- **Data extract**
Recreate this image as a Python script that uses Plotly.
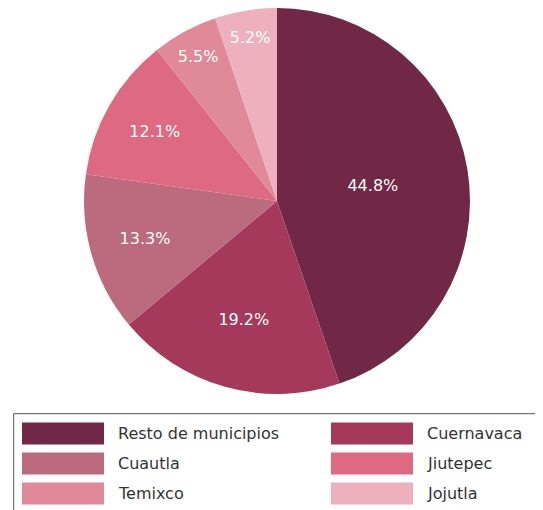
import plotly.graph_objects as go

categories = ["Resto de municipios", "Cuernavaca", "Cuautla", "Jiutepec", "Temixco", "Jojutla"]
values = [44.8, 19.2, 13.3, 12.1, 5.5, 5.2]
colors = ["#712746", "#A4395B", "#BC6A7D", "#DD6A82", "#E08998", "#EEB0BC"]

# the page adds an 8px body margin; work in reference pixel coords minus 8
OFF = 8
W, H = 543 - OFF, 510 - OFF
FONT = "DejaVu Sans"


def px(x):
    return (x - OFF) / W


def py(y):
    return min(1.0, max(0.0, (H - (y - OFF)) / H))


fig = go.Figure()
fig.add_trace(go.Pie(
    labels=categories,
    values=values,
    marker=dict(colors=colors, line=dict(width=0)),
    sort=False,
    direction="clockwise",
    rotation=0,
    texttemplate="%{value:.1f}%",
    textposition="inside",
    insidetextorientation="horizontal",
    textfont=dict(color="white", size=16, family=FONT),
    hoverinfo="label+percent",
    showlegend=False,
    domain=dict(x=[px(84), px(470)], y=[py(394), py(8)]),
))

shapes = [dict(type="rect", xref="paper", yref="paper",
               x0=px(13.7), x1=px(540.5), y0=-0.02, y1=py(413.7),
               line=dict(color="#555555", width=1), fillcolor="rgba(0,0,0,0)")]
annotations = []
for i, (lab, col) in enumerate(zip(categories, colors)):
    c, r = i % 2, i // 2
    yc = 433.5 + r * 30
    sx = 22 if c == 0 else 331
    tx = 116 if c == 0 else 425
    shapes.append(dict(type="rect", xref="paper", yref="paper",
                       x0=px(sx), x1=px(sx + 82),
                       y0=py(yc + 11), y1=py(yc - 11),
                       line=dict(width=0), fillcolor=col))
    annotations.append(dict(text=lab, xref="paper", yref="paper",
                            x=px(tx), y=py(yc), xanchor="left", yanchor="middle",
                            showarrow=False, font=dict(size=16, color="#333333", family=FONT)))

fig.update_layout(
    width=W, height=H,
    margin=dict(l=0, r=0, t=0, b=0),
    paper_bgcolor="white",
    plot_bgcolor="white",
    shapes=shapes,
    annotations=annotations,
)

fig.write_html("out.html")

- **What the exercise asks**
Every line above should be returned exactly; the pictures stay out.

- **Full response**
Recreate this image as a Python script that uses Plotly.
import plotly.graph_objects as go

categories = ["Resto de municipios", "Cuernavaca", "Cuautla", "Jiutepec", "Temixco", "Jojutla"]
values = [44.8, 19.2, 13.3, 12.1, 5.5, 5.2]
colors = ["#712746", "#A4395B", "#BC6A7D", "#DD6A82", "#E08998", "#EEB0BC"]

# the page adds an 8px body margin; work in reference pixel coords minus 8
OFF = 8
W, H = 543 - OFF, 510 - OFF
FONT = "DejaVu Sans"


def px(x):
    return (x - OFF) / W


def py(y):
    return min(1.0, max(0.0, (H - (y - OFF)) / H))


fig = go.Figure()
fig.add_trace(go.Pie(
    labels=categories,
    values=values,
    marker=dict(colors=colors, line=dict(width=0)),
    sort=False,
    direction="clockwise",
    rotation=0,
    texttemplate="%{value:.1f}%",
    textposition="inside",
    insidetextorientation="horizontal",
    textfont=dict(color="white", size=16, family=FONT),
    hoverinfo="label+percent",
    showlegend=False,
    domain=dict(x=[px(84), px(470)], y=[py(394), py(8)]),
))

shapes = [dict(type="rect", xref="paper", yref="paper",
               x0=px(13.7), x1=px(540.5), y0=-0.02, y1=py(413.7),
               line=dict(color="#555555", width=1), fillcolor="rgba(0,0,0,0)")]
annotations = []
for i, (lab, col) in enumerate(zip(categories, colors)):
    c, r = i % 2, i // 2
    yc = 433.5 + r * 30
    sx = 22 if c == 0 else 331
    tx = 116 if c == 0 else 425
    shapes.append(dict(type="rect", xref="paper", yref="paper",
                       x0=px(sx), x1=px(sx + 82),
                       y0=py(yc + 11), y1=py(yc - 11),
                       line=dict(width=0), fillcolor=col))
    annotations.append(dict(text=lab, xref="paper", yref="paper",
                            x=px(tx), y=py(yc), xanchor="left", yanchor="middle",
                            showarrow=False, font=dict(size=16, color="#333333", family=FONT)))

fig.update_layout(
    width=W, height=H,
    margin=dict(l=0, r=0, t=0, b=0),
    paper_bgcolor="white",
    plot_bgcolor="white",
    shapes=shapes,
    annotations=annotations,
)

fig.write_html("out.html")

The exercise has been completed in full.